Your data reveals the problem. Chargeback timelines that don’t match delivery confirmations flag issues immediately. Gaps between buyer communication and dispute narratives expose inconsistencies.

Likewise, clusters of claims tied to identical cards or devices identify repeat offenders. Device fingerprinting, IP analysis and order metadata help your fraud team surface anomalies before evidence submission deadlines expire.

Prevention requires solid documentation. Provide clear refund terms at checkout and issue automated dispatch updates. Archive every interaction. Detailed invoices, carrier scans and customer service transcripts create winning evidence bundles.

Method #5: Multiple Account Return Exploitation

Your fraud detection systems see separate return requests, but experienced fraudsters know they’re all connected. By rotating through fresh logins, prepaid cards and drop-box addresses, they bypass return limits that should stop them.
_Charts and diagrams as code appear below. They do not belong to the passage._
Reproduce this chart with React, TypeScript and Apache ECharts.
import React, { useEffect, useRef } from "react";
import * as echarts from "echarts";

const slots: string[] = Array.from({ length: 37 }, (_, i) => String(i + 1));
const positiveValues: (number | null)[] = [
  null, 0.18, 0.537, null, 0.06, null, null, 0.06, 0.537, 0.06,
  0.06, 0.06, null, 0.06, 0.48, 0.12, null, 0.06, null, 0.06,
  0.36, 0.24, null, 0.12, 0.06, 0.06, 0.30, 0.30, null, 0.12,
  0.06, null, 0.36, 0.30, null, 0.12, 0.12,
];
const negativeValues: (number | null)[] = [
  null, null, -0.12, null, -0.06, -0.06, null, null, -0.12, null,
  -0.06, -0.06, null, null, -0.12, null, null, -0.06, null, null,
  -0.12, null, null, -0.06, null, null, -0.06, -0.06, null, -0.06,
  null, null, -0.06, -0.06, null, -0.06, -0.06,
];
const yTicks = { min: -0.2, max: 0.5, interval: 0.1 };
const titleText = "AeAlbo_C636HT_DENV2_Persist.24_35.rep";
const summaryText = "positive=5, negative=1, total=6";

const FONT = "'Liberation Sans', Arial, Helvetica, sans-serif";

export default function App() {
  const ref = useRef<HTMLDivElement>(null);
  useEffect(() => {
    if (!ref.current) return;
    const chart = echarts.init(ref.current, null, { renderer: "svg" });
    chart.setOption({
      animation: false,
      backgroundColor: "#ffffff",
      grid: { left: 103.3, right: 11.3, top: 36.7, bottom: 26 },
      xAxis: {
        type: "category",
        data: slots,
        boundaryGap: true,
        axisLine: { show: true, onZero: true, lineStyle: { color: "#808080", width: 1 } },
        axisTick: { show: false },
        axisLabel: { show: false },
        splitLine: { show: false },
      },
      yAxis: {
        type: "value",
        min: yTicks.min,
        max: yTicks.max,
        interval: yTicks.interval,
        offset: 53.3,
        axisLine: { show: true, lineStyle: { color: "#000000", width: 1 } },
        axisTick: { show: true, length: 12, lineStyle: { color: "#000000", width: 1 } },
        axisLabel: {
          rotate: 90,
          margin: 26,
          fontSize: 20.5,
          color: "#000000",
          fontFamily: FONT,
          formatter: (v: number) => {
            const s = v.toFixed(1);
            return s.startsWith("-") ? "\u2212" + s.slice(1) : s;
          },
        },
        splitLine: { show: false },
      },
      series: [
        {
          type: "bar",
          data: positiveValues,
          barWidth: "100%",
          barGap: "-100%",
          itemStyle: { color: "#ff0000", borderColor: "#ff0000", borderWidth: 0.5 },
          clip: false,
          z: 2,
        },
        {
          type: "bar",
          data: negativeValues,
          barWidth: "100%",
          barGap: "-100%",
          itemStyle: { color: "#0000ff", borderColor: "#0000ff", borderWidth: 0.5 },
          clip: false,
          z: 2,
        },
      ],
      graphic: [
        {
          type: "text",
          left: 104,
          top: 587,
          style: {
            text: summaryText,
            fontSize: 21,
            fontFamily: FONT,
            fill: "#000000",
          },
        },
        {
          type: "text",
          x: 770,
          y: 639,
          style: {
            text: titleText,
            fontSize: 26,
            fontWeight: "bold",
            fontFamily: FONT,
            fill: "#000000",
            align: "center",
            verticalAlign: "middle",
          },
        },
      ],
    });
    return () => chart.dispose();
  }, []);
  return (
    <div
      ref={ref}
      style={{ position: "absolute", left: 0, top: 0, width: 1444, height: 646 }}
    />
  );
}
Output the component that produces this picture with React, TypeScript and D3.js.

Refunding forums actively share playbooks explaining how virtual cards and re-shipping services maintain this deception.

Breaking these fraud rings requires connecting signals that appear unrelated. Device fingerprinting links accounts when they share fonts, canvas data or IP ranges. Address clustering reveals flats, parcel lockers or freight forwarders receiving suspicious return volumes.

Stopping serial refunders means enforcing identity integrity early. Deploy step-up verification for high-risk profiles, force account linking when devices match and implement adaptive velocity rules that tighten as suspicious patterns emerge.
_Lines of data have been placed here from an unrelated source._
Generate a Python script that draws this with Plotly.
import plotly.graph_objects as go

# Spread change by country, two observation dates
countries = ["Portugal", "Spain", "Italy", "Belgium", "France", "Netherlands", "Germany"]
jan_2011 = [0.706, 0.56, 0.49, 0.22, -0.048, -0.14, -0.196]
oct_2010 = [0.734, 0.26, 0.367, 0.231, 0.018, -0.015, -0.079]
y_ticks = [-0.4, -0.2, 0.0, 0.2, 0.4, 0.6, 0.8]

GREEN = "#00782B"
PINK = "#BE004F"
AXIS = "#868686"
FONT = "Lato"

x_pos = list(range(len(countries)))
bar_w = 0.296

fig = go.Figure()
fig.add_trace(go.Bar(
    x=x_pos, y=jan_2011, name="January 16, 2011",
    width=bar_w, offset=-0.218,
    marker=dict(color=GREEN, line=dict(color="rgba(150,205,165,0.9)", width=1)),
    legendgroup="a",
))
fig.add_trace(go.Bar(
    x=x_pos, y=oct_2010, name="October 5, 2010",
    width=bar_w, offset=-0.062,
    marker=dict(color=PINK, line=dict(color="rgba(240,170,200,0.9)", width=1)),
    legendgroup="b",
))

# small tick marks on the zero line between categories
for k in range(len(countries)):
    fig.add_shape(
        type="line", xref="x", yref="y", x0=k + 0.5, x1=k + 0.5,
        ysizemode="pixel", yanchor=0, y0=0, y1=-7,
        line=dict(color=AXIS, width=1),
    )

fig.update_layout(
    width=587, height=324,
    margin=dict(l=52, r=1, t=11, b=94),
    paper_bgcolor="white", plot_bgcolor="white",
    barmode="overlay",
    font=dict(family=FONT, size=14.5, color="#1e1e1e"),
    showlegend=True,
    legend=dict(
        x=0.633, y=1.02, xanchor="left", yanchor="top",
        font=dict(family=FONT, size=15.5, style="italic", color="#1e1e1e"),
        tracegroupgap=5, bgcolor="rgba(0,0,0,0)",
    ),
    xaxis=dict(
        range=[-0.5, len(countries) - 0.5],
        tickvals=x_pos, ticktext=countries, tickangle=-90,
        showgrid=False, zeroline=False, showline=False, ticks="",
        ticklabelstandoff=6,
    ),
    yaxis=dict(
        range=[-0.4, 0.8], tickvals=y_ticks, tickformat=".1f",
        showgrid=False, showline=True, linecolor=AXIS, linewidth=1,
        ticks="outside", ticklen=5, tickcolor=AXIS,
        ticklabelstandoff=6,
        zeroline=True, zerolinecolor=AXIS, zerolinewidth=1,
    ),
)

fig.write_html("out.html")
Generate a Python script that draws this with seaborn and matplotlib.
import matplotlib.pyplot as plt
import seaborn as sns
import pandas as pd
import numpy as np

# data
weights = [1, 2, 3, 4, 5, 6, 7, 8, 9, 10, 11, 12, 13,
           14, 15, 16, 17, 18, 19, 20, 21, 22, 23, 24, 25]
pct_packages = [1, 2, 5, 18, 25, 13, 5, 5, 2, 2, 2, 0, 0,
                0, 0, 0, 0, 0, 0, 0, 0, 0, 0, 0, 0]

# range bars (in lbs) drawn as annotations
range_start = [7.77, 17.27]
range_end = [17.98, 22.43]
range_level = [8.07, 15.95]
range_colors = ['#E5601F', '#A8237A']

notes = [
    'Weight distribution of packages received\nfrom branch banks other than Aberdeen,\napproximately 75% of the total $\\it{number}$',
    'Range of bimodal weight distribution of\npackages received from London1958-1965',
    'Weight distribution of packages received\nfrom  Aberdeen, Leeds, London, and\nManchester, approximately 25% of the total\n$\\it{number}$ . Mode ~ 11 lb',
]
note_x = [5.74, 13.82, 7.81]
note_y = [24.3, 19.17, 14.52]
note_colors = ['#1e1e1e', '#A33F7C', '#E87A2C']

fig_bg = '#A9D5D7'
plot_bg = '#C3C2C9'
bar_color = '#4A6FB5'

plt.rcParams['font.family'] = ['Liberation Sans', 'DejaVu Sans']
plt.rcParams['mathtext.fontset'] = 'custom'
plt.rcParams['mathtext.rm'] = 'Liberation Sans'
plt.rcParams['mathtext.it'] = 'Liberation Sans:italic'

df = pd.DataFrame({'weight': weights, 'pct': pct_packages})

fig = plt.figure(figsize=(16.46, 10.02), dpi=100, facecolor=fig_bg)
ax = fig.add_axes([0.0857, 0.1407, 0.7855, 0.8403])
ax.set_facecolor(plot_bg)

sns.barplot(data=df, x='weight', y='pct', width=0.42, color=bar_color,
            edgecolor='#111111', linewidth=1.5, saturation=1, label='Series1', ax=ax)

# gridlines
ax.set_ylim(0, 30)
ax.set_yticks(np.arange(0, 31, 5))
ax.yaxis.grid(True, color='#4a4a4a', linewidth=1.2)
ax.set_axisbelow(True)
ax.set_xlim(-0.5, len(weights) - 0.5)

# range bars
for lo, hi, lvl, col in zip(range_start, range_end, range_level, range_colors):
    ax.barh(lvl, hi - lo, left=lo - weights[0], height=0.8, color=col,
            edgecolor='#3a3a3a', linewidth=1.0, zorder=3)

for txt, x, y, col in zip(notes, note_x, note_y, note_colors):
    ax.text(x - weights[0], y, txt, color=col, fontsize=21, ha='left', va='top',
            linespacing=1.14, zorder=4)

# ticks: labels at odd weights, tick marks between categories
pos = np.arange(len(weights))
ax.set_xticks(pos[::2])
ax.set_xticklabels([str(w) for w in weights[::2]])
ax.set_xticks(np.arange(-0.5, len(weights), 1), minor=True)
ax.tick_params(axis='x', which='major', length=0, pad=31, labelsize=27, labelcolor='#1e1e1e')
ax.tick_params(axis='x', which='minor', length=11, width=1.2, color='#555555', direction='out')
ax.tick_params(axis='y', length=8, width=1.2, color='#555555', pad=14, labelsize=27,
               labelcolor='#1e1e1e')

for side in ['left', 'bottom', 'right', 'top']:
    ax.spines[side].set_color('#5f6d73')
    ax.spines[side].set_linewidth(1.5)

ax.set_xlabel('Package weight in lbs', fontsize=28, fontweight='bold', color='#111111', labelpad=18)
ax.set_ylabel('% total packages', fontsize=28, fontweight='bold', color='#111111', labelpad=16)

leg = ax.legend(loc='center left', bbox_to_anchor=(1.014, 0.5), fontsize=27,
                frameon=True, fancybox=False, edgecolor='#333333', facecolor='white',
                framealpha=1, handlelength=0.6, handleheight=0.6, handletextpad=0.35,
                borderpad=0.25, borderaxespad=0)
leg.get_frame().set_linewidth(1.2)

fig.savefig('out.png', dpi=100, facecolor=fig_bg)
Method #6: Digital Goods Return Scams

Digital content arrives instantly, yet your refund liability lingers for months. Software licences, e-books and game credits create a perfect storm for fraudsters who claim files never downloaded, keys failed to activate or streams buffered beyond use. No physical returns means no obvious red flags.

This form of abuse contributes to the broader problem, as fraudsters exploit the intangible nature of digital products to claim refunds while retaining access to purchased content. The lack of physical evidence makes detection challenging for traditional fraud prevention systems.
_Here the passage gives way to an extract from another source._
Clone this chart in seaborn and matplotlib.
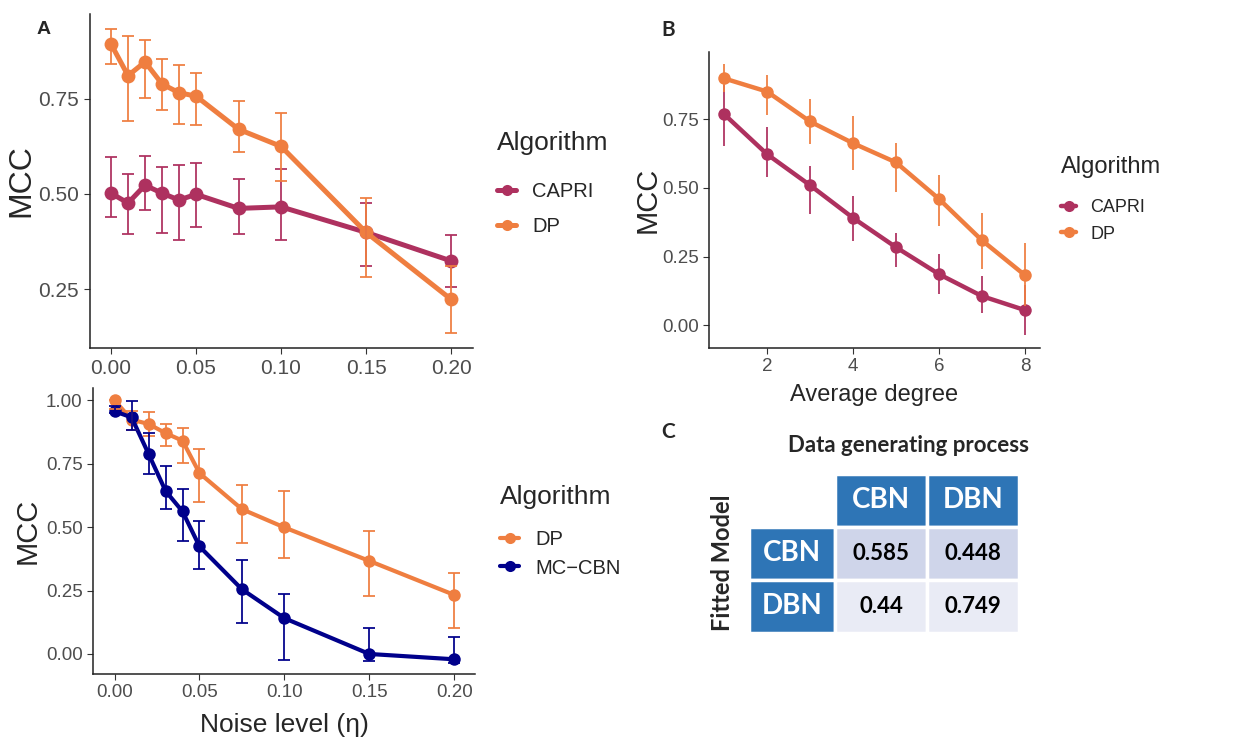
import numpy as np
import pandas as pd
import matplotlib
matplotlib.use("Agg")
import matplotlib.pyplot as plt
import seaborn as sns
from matplotlib.lines import Line2D

# ---- data ----
noise = [0.0, 0.01, 0.02, 0.03, 0.04, 0.05, 0.075, 0.1, 0.15, 0.2]

# panel A (top): CAPRI vs DP
capri_a = [0.502, 0.476, 0.523, 0.502, 0.484, 0.499, 0.462, 0.466, 0.399, 0.324]
capri_a_lo = [0.440, 0.395, 0.457, 0.398, 0.380, 0.414, 0.395, 0.380, 0.311, 0.256]
capri_a_hi = [0.597, 0.552, 0.600, 0.570, 0.577, 0.582, 0.538, 0.566, 0.476, 0.392]
dp_a = [0.894, 0.811, 0.847, 0.789, 0.766, 0.757, 0.670, 0.625, 0.399, 0.223]
dp_a_lo = [0.842, 0.693, 0.752, 0.721, 0.684, 0.680, 0.611, 0.534, 0.282, 0.135]
dp_a_hi = [0.933, 0.914, 0.905, 0.855, 0.838, 0.818, 0.744, 0.714, 0.490, 0.310]

# panel A (bottom): DP vs MC-CBN
dp_b = [1.000, 0.924, 0.907, 0.871, 0.841, 0.713, 0.571, 0.499, 0.367, 0.233]
dp_b_lo = [0.965, 0.884, 0.861, 0.821, 0.753, 0.599, 0.438, 0.378, 0.230, 0.104]
dp_b_hi = [1.000, 0.957, 0.953, 0.907, 0.892, 0.809, 0.666, 0.642, 0.483, 0.318]
mccbn = [0.957, 0.933, 0.789, 0.643, 0.562, 0.424, 0.255, 0.141, 0.000, -0.021]
mccbn_lo = [0.951, 0.884, 0.709, 0.572, 0.446, 0.336, 0.124, -0.024, -0.028, -0.035]
mccbn_hi = [0.976, 0.999, 0.871, 0.742, 0.650, 0.524, 0.371, 0.236, 0.101, 0.067]

# panel B: average degree
degree = [1, 2, 3, 4, 5, 6, 7, 8]
capri_deg = [0.769, 0.623, 0.510, 0.391, 0.284, 0.186, 0.106, 0.055]
capri_deg_lo = [0.653, 0.540, 0.404, 0.307, 0.212, 0.115, 0.045, -0.034]
capri_deg_hi = [0.874, 0.721, 0.579, 0.471, 0.337, 0.258, 0.181, 0.146]
dp_deg = [0.899, 0.851, 0.742, 0.663, 0.593, 0.460, 0.309, 0.182]
dp_deg_lo = [0.850, 0.765, 0.659, 0.564, 0.487, 0.360, 0.206, 0.070]
dp_deg_hi = [0.950, 0.910, 0.825, 0.762, 0.664, 0.546, 0.407, 0.300]

# panel C table
col_labels = ["CBN", "DBN"]
row_labels = ["CBN", "DBN"]
mcc_table = [["0.585", "0.448"], ["0.44", "0.749"]]

pal = {"CAPRI": "#AE315F", "DP": "#EF7E40", "MC\u2212CBN": "#00008B"}

sns.set_style("ticks")
plt.rcParams['font.family'] = ['Liberation Sans', 'DejaVu Sans']
TABFONT = ['Lato', 'DejaVu Sans']
W, H = 1239, 740


def make_df(x, series):
    rows = []
    for name, (y, lo, hi) in series.items():
        for xi, yi, l, h in zip(x, y, lo, hi):
            rows.append({"x": xi, "MCC": yi, "lo": l, "hi": h, "Algorithm": name})
    return pd.DataFrame(rows)


def draw(ax, df, order, lw, ms, caps):
    sns.lineplot(data=df, x="x", y="MCC", hue="Algorithm", hue_order=order,
                 palette=pal, marker="o", markersize=ms, markeredgewidth=0,
                 linewidth=lw, ax=ax, legend=False, zorder=2)
    for name in order:
        d = df[df["Algorithm"] == name]
        ax.errorbar(d["x"], d["MCC"], yerr=[d["MCC"] - d["lo"], d["hi"] - d["MCC"]],
                    fmt="none", ecolor=pal[name], elinewidth=1.4, alpha=0.9,
                    capsize=caps, capthick=1.4, zorder=3)
    sns.despine(ax=ax)
    ax.set_xlabel("")
    for s in ["left", "bottom"]:
        ax.spines[s].set_linewidth(1.1)
        ax.spines[s].set_color("#222222")


def add_legend(fig, order, x_px, title_y, mid_y, tsize, lsize, lw, spacing, hlen, tpad):
    fig.text(x_px / W, 1 - title_y / H, "Algorithm", ha="left", va="center", fontsize=tsize)
    handles = [Line2D([0], [0], color=pal[n], lw=lw, marker="o", markersize=8,
                      markeredgewidth=0) for n in order]
    fig.legend(handles, order, loc="center left", bbox_to_anchor=(x_px / W, 1 - mid_y / H),
               frameon=False, fontsize=lsize, handlelength=hlen, handletextpad=tpad,
               labelspacing=spacing, borderpad=0, borderaxespad=0)


fig = plt.figure(figsize=(12.39, 7.40), dpi=100)

# ---- panel A top ----
ax1 = fig.add_axes([0.0726, 0.5297, 0.309, 0.4514])
df1 = make_df(noise, {"CAPRI": (capri_a, capri_a_lo, capri_a_hi),
                      "DP": (dp_a, dp_a_lo, dp_a_hi)})
draw(ax1, df1, ["CAPRI", "DP"], 3.6, 10, 4)
ax1.set_xlim(-0.0124, 0.2128)
ax1.set_ylim(0.095, 0.973)
ax1.set_xticks([0, 0.05, 0.1, 0.15, 0.2])
ax1.set_xticklabels(["0.00", "0.05", "0.10", "0.15", "0.20"])
ax1.set_yticks([0.25, 0.5, 0.75])
ax1.set_yticklabels(["0.25", "0.50", "0.75"])
ax1.set_ylabel("MCC", fontsize=23, labelpad=1)
ax1.tick_params(labelsize=15, colors="#333333", labelcolor="#4D4D4D", length=4, pad=4)
add_legend(fig, ["CAPRI", "DP"], 497, 143, 209, 19, 14.5, 3.6, 0.75, 0.95, 0.8)

# ---- panel A bottom ----
ax2 = fig.add_axes([0.0751, 0.0892, 0.3083, 0.3865])
df2 = make_df(noise, {"DP": (dp_b, dp_b_lo, dp_b_hi),
                      "MC\u2212CBN": (mccbn, mccbn_lo, mccbn_hi)})
draw(ax2, df2, ["DP", "MC\u2212CBN"], 3.0, 9, 4)
ax2.set_xlim(-0.0127, 0.2123)
ax2.set_ylim(-0.079, 1.049)
ax2.set_xticks([0, 0.05, 0.1, 0.15, 0.2])
ax2.set_xticklabels(["0.00", "0.05", "0.10", "0.15", "0.20"])
ax2.set_yticks([0, 0.25, 0.5, 0.75, 1.0])
ax2.set_yticklabels(["0.00", "0.25", "0.50", "0.75", "1.00"])
ax2.set_ylabel("MCC", fontsize=21, labelpad=3)
ax2.set_xlabel("Noise level (\u03b7)", fontsize=19, labelpad=8)
ax2.tick_params(labelsize=13.5, colors="#333333", labelcolor="#4D4D4D", length=4)
add_legend(fig, ["DP", "MC\u2212CBN"], 500, 497, 554, 19, 14.5, 3.0, 0.45, 0.95, 0.8)

# ---- panel B ----
ax3 = fig.add_axes([0.5722, 0.5297, 0.2672, 0.40])
df3 = make_df(degree, {"CAPRI": (capri_deg, capri_deg_lo, capri_deg_hi),
                       "DP": (dp_deg, dp_deg_lo, dp_deg_hi)})
draw(ax3, df3, ["CAPRI", "DP"], 3.2, 9, 0)
ax3.set_xlim(0.65, 8.35)
ax3.set_ylim(-0.083, 0.995)
ax3.set_xticks([2, 4, 6, 8])
ax3.set_yticks([0, 0.25, 0.5, 0.75])
ax3.set_yticklabels(["0.00", "0.25", "0.50", "0.75"])
ax3.set_ylabel("MCC", fontsize=21, labelpad=0)
ax3.set_xlabel("Average degree", fontsize=17, labelpad=6)
ax3.tick_params(labelsize=13.5, colors="#333333", labelcolor="#4D4D4D", length=4)
add_legend(fig, ["CAPRI", "DP"], 1061, 167, 221, 17, 13, 3.2, 0.5, 0.85, 0.78)

# ---- panel C table ----
axc = fig.add_axes([0.6045, 0.1446, 0.2179, 0.2149])
axc.axis("off")
cells = [[""] + col_labels] + [[r] + v for r, v in zip(row_labels, mcc_table)]
blue = "#2E75B6"
colours = [["white", blue, blue],
           [blue, "#CFD5EA", "#CFD5EA"],
           [blue, "#E9EBF5", "#E9EBF5"]]
tbl = axc.table(cellText=cells, cellColours=colours, cellLoc="center",
                colWidths=[86, 91, 92], bbox=[0, 0, 1, 1])
tbl.auto_set_font_size(False)
for (r, c), cell in tbl.get_celld().items():
    cell.set_edgecolor("white")
    cell.set_linewidth(2.5)
    txt = cell.get_text()
    txt.set_fontfamily(TABFONT)
    txt.set_fontweight("bold")
    if r == 0 or c == 0:
        txt.set_color("white")
        txt.set_fontsize(20)
    else:
        txt.set_color("black")
        txt.set_fontsize(16)
    if r == 0 and c == 0:
        cell.set_visible(False)

fig.text(909 / W, 1 - 446 / H, "Data generating process", ha="center", va="center",
         fontsize=16, fontweight="bold", family=TABFONT)
fig.text(722 / W, 1 - 563 / H, "Fitted Model", ha="center", va="center",
         rotation=90, fontsize=17, fontweight="bold", family=TABFONT)

# panel letters
fig.text(44 / W, 1 - 30 / H, "A", ha="center", va="center", fontsize=14, fontweight="bold")
fig.text(668 / W, 1 - 30 / H, "B", ha="center", va="center", fontsize=15,
         fontweight="bold", family=TABFONT)
fig.text(668 / W, 1 - 432 / H, "C", ha="center", va="center", fontsize=15,
         fontweight="bold", family=TABFONT)

fig.savefig("out.png", dpi=100)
Your detection advantage lies in the data trail every digital product creates. Access logs show whether accounts downloaded files, when users opened them and usage duration. When these records contradict “never received” claims, you’ve identified high-probability fraud.

Refund rings recycle the same tactics across multiple retailers, so monitoring repeat IP addresses, device fingerprints and payment tokens catches patterns early.

Prevention requires immediate visibility. Embed licence validation callbacks directly into your applications. Tie every refund request to timestamped usage data. Keep return windows short for consumable credits like game currencies or streaming passes.

Automating this evidence collection protects you from chargebacks while letting you process legitimate refunds quickly. Your goal: grant genuine claims fast, block repeat abusers permanently.

Method #7: Social Engineering Customer Service Teams

Why hack your systems when fraudsters can simply call your support team? They’ll claim special status, create emotional urgency or cite insider knowledge from “refunding” forums to pressure agents into bypassing normal checks.

Your team becomes the weakest link when a convincing voice gets them to approve refunds without proper verification.

The financial hit is real. You’ve already paid to ship the product and now you’re paying again through an unauthorised refund. Worse, every successful manipulation teaches fraudsters exactly how to exploit your team’s goodwill next time.

Your defence starts with data collection. Record all customer interactions, tag every policy override and analyse exceptions for suspicious patterns. Look for repeat caller details, similar phrasing across interactions or scripts that mirror known fraud tactics.

This intelligence becomes training material so your agents recognise manipulation attempts before they succeed.

Structure beats sympathy when it comes to prevention. Create a mandatory verification checklist that agents must complete before processing any refund. Require manager approval for high-value returns and document every policy exception with specific reason codes.